There was, for some years, a concern from many that such outlandish statements were being made about its achieved performance and its performance prospects, that it could not possibly all be true. I am sure a number of funds stayed away from the asset class because they could not believe much of the hype. The asset class must be heading for a fall, the cynics argued, but instead the performance claims continued to be made. Eventually, cynics have to be right. But that does not prove that the asset class should be ignored. Not investing in private equity just because some funds are going to fail is about as convincing an argument as believing in the accuracy of a stopped clock just because it is right twice a day.
However, the advantage of a fall from grace is that it enables an industry to take stock and decide where it will go from here. It is probably still early days in a private equity reassessment but a quiet revolution has started. From the gathering together of investors in a ‘knitting circle’ in the UK (now apparently to be known as the Private Equity Investors Association) to the proposed restart of the European Venture Investors Circle, at last some of the major investors are realising they have some power. Other leading private equity players are becoming quite realistic about the sector’s prospects and trying to lead return expectations down.
Most players still expect a substantial outperformance of private equity against the quoted market say 500 basis points but maybe now we are talking about 10% performance against 5% for quoted equity of the next few years and most people concede, sometimes still only privately, that we should not be leading expectations towards annual returns of 20 to 25%.
So, what has started this rethink of attitudes? Firstly, we have seen significant falls in fund raising and investment activity in both the US and Europe in 2001. However, it must be borne in mind that the statistics only fell to 1999 levels which were themselves record highs at the time. As might be expected the US exhibited greater swings than Europe and, according to Frank Borges of leading US secondary market players Landmark, there is strong anecdotal evidence that the trend is continuing in 2002. He believes the current downturn is driven by poor performance, over-allocation especially by US institutions and, of course, fear!
Borges believes that this fall-out has re-emphasised the need for investors to seek diversification within PE portfolios, in particular between US and Europe, venture against later stage opportunities and most by a vintage year of investment.

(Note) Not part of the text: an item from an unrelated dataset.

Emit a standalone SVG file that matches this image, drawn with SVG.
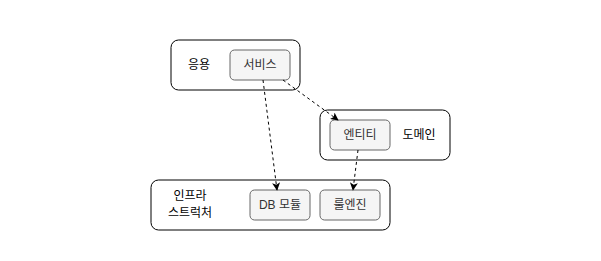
<svg xmlns="http://www.w3.org/2000/svg" width="601" height="261" viewBox="0 0 601 261">
<style>
.outer{fill:#ffffff;stroke:#000000;stroke-width:1}
.inner{fill:#f5f5f5;stroke:#666666;stroke-width:1}
.t{font-family:"Liberation Sans","Noto Sans CJK KR",sans-serif;font-size:12px;fill:#000000;text-anchor:middle;dominant-baseline:central}
.ti{fill:#333333}
.c{fill:none;stroke:#000000;stroke-width:1;stroke-dasharray:3 3}
</style>
<defs>
<marker id="ah" viewBox="0 0 10 10" refX="9" refY="5" markerWidth="8" markerHeight="8" orient="auto" markerUnits="userSpaceOnUse">
<path d="M0,0 L10,5 L0,10 L2.5,5 Z" fill="#000000"/>
</marker>
</defs>
<rect width="601" height="261" fill="#ffffff"/>
<g id="app">
<rect class="outer" x="171" y="40" width="129" height="50" rx="7.5"/>
<text class="t" x="199" y="65">응용</text>
</g>
<g id="domain">
<rect class="outer" x="320" y="110" width="130" height="50" rx="7.5"/>
<text class="t" x="419" y="135">도메인</text>
</g>
<g id="infra">
<rect class="outer" x="151" y="180" width="239" height="50" rx="7.5"/>
<text class="t" x="190" y="196">인프라</text>
<text class="t" x="190" y="213">스트럭처</text>
</g>
<g id="service">
<rect class="inner" x="230" y="50" width="60" height="30" rx="4.5"/>
<text class="t ti" x="260" y="65">서비스</text>
</g>
<g id="entity">
<rect class="inner" x="330" y="120" width="60" height="30" rx="4.5"/>
<text class="t ti" x="360" y="135">엔티티</text>
</g>
<g id="dbmodule">
<rect class="inner" x="250" y="190" width="60" height="30" rx="4.5"/>
<text class="t ti" x="280" y="205">DB 모듈</text>
</g>
<g id="ruleengine">
<rect class="inner" x="320" y="190" width="60" height="30" rx="4.5"/>
<text class="t ti" x="350" y="205">룰엔진</text>
</g>
<g id="connectors">
<path class="c" d="M263,80 L277,190" stroke-width="1.6" marker-end="url(#ah)"/>
<path class="c" d="M283,80 L338,120" marker-end="url(#ah)"/>
<path class="c" d="M358,150 L353,190" marker-end="url(#ah)"/>
</g>
</svg>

It seems quite clear now that a number of funds raised in 2000 are going to fail and the venture managers that raised those funds may simply disappear. Just as, in the late 1980s, we need a good clear out right now and unfortunately in the process a number of investors are going to get hurt. But the ones that choose the best managers and diversified properly in the first place are still going to see excellent returns in the long term.
For the brave, this is probably a great time to invest. PE multiples are much lower than they have been for a long time and this is compounded by the fact that profits are cyclically low too. With corporate restructuring as well this means that very attractive purchase prices can be negotiated.

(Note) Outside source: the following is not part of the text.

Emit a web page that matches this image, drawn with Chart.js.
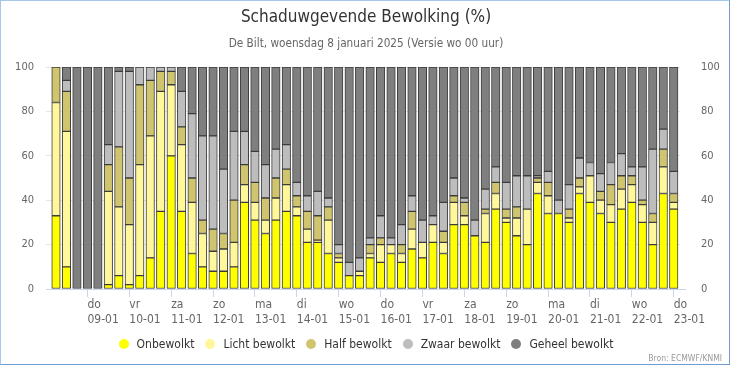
<!DOCTYPE html>
<html>
<head>
<meta charset="utf-8">
<script src="https://cdn.jsdelivr.net/npm/chart.js@4.4.1/dist/chart.umd.min.js"></script>
<style>
html,body{margin:0;padding:0;background:#fff;}
#wrap{position:relative;width:732px;height:366px;overflow:hidden;font-family:"DejaVu Sans Condensed","DejaVu Sans",sans-serif;}
#c{position:absolute;left:0;top:0;}
#title{position:absolute;left:0;top:6px;width:732px;text-align:center;font-size:17px;color:#333;white-space:nowrap;}
#subtitle{position:absolute;left:0;top:36px;width:732px;text-align:center;font-size:11.7px;color:#666;white-space:nowrap;}
#legend{position:absolute;top:337px;left:0;width:732px;display:flex;justify-content:center;font-size:12px;color:#333;white-space:nowrap;}
.item{display:flex;align-items:center;margin:0 5.5px;}
.dot{width:10px;height:10px;border-radius:50%;margin-right:8px;}
#credit{position:absolute;right:10px;top:353px;font-size:8.5px;color:#999;}
#frame{position:absolute;left:0;top:0;width:728px;height:363px;border:1px solid #a6c6ea;border-right-color:#6f9bd1;border-bottom-color:#6f9bd1;pointer-events:none;}
</style>
</head>
<body>
<div id="wrap">
  <canvas id="c" width="732" height="366"></canvas>
  <div id="title">Schaduwgevende Bewolking (%)</div>
  <div id="subtitle">De Bilt, woensdag 8 januari 2025 (Versie wo 00 uur)</div>
  <div id="legend"></div>
  <div id="credit">Bron: ECMWF/KNMI</div>
  <div id="frame"></div>
</div>
<script>
// hours after 08-01 00:00 (6-hourly)
const hours = [6,12,18,24,30,36,42,48,54,60,66,72,78,84,90,96,102,108,114,120,
  126,132,138,144,150,156,162,168,174,180,186,192,198,204,210,216,222,228,234,240,
  246,252,258,264,270,276,282,288,294,300,306,312,318,324,330,336,342,348,354,360];

const seriesNames = ['Onbewolkt','Licht bewolkt','Half bewolkt','Zwaar bewolkt','Geheel bewolkt'];
const seriesColors = ['#ffff00','#fff799','#d0c56e','#bdbdbd','#7f7f7f'];

const onbewolkt = [33,10,0,0,0,2,6,2,6,14,35,60,35,16,10,8,8,10,39,31,
  25,31,35,33,21,21,16,12,6,6,14,12,16,12,18,14,21,16,29,29,
  24,21,36,30,24,20,43,34,34,30,43,39,34,30,36,39,30,20,43,36];
const lichtBewolkt = [51,61,0,0,0,42,31,27,50,55,54,32,30,23,15,9,10,11,8,8,
  6,10,12,4,6,1,15,2,0,2,2,8,4,4,9,7,8,5,10,4,
  0,13,7,2,8,16,5,8,0,2,3,12,6,8,9,8,8,10,12,3];
const halfBewolkt = [16,18,0,0,0,12,27,21,36,25,9,6,8,11,6,10,7,19,9,9,
  10,9,7,5,8,11,6,2,0,0,4,3,0,4,8,0,0,5,3,6,
  0,2,5,4,5,0,2,6,0,4,4,0,4,9,6,4,2,4,8,4];
const zwaarBewolkt = [0,5,0,0,0,9,34,48,8,6,2,2,16,29,38,42,29,31,15,14,
  15,13,11,6,7,11,4,4,6,6,3,10,3,9,7,10,4,13,8,2,
  7,9,7,12,14,15,1,5,6,11,9,6,8,10,10,4,15,29,9,10];
const geheelBewolkt = [0,6,100,100,100,35,2,2,0,0,0,0,11,21,31,31,46,29,29,38,
  44,37,35,52,58,56,59,80,88,86,77,67,77,71,58,69,67,61,50,59,
  69,55,45,52,49,49,49,47,60,53,41,43,48,43,39,45,45,37,28,47];

const tickHours = [24,48,72,96,120,144,168,192,216,240,264,288,312,336,360];
const dayNames = ['do','vr','za','zo','ma','di','wo','do','vr','za','zo','ma','di','wo','do'];
const dateLabels = ['09-01','10-01','11-01','12-01','13-01','14-01','15-01','16-01','17-01','18-01','19-01','20-01','21-01','22-01','23-01'];

const yTicks = [0,20,40,60,80,100];

const seriesValues = [onbewolkt, lichtBewolkt, halfBewolkt, zwaarBewolkt, geheelBewolkt];

// HTML legend built from the series names / colours
const leg = document.getElementById('legend');
seriesNames.forEach((n,i)=>{
  const it = document.createElement('div'); it.className='item';
  const d = document.createElement('span'); d.className='dot'; d.style.background=seriesColors[i];
  const t = document.createElement('span'); t.textContent = n;
  it.appendChild(d); it.appendChild(t); leg.appendChild(it);
});

const FONT = '"DejaVu Sans Condensed","DejaVu Sans",sans-serif';

// stacked segments as floating bars [bottom, top] built from the series arrays
const datasets = seriesNames.map((name,i)=>({
  label: name,
  data: hours.map((h,j)=>{
    let lo = 0;
    for (let k = 0; k < i; k++) lo += seriesValues[k][j];
    const v = seriesValues[i][j];
    return { x: h, y: v > 0 ? [lo, lo + v] : null };
  }),
  backgroundColor: seriesColors[i],
  borderColor: '#3c3c3c',
  borderWidth: 1,
  borderSkipped: false,
  grouped: false,
  barThickness: 8.5
}));

const axisExtend = {
  id: 'axisExtend',
  afterDraw(chart) {
    const {ctx, chartArea} = chart;
    ctx.save();
    ctx.strokeStyle = '#ccd6eb';
    ctx.lineWidth = 1;
    ctx.beginPath();
    ctx.moveTo(chartArea.right, chartArea.bottom + 0.5);
    ctx.lineTo(chartArea.right + 6, chartArea.bottom + 0.5);
    ctx.stroke();
    ctx.restore();
  }
};

new Chart(document.getElementById('c'), {
  type: 'bar',
  data: { datasets },
  plugins: [axisExtend],
  options: {
    responsive: false,
    animation: false,
    layout: { padding: { top: 67, bottom: 0, left: 0, right: 0 } },
    plugins: { legend: { display: false } },
    scales: {
      x: {
        type: 'linear', offset: false,
        min: 0.27, max: 363.6,
        afterBuildTicks: s => { s.ticks = tickHours.map(v => ({ value: v })); },
        afterFit: s => { s.height = 77; },
        ticks: {
          autoSkip: false, maxRotation: 0, minRotation: 0, align: 'start', padding: 1,
          color: '#666', font: { family: FONT, size: 12, lineHeight: 1.2 },
          callback: v => { const i = tickHours.indexOf(v); return i < 0 ? '' : [dayNames[i], dateLabels[i]]; }
        },
        grid: { display: true, drawOnChartArea: false, drawTicks: true, tickLength: 8, color: '#ccd6eb', offset: false },
        border: { display: true, color: '#ccd6eb' }
      },
      y: {
        position: 'left', min: 0, max: 100,
        afterBuildTicks: s => { s.ticks = yTicks.map(v => ({ value: v })); },
        afterFit: s => { s.width = 46; },
        ticks: { color: '#666', padding: 12, font: { family: FONT, size: 11 } },
        grid: { color: '#e6e6e6', drawTicks: false },
        border: { display: false }
      },
      y2: {
        position: 'right', min: 0, max: 100,
        afterBuildTicks: s => { s.ticks = yTicks.map(v => ({ value: v })); },
        afterFit: s => { s.width = 52; },
        ticks: { color: '#666', padding: 21, font: { family: FONT, size: 11 } },
        grid: { display: false, drawTicks: false },
        border: { display: false }
      }
    }
  }
});
</script>
</body>
</html>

Most pension funds need to be convinced. The most difficult time to persuade a person to invest is usually at the very time the best opportunities exist. Private equity salesmen need to get out there and sell, but the way they sell needs to change. Peter Flynn of leading private equity fund managers Pantheon believes the private equity world needs to fundamentally rethink its attitude to its investors. It should stop referring to its investors as limited partners or simply LPs and start thinking of them as clients. I must admit, I think the term LP is pretty condescending as it tends to remind investors of their limited rights to information rather than their limited responsibilities as partners.
Flynn believes that private equity firms are going to have to become much more client focused in the future.
At the moment, the private equity market has only captured the hearts of the the visionaries of the pension fund movement. It has yet to achieve a breakthrough to capture assets from the majority. To do this it must change its attitude to meet the challenges. Flynn believes there is evidence of an appetite to change and meet the needs of institutional investors but it is time for the whole industry to grow up and become much more professional in its sales and marketing attitudes. Maybe in the 21st century this side of the business will become as professional as the generation of the returns were for many in the 1990s.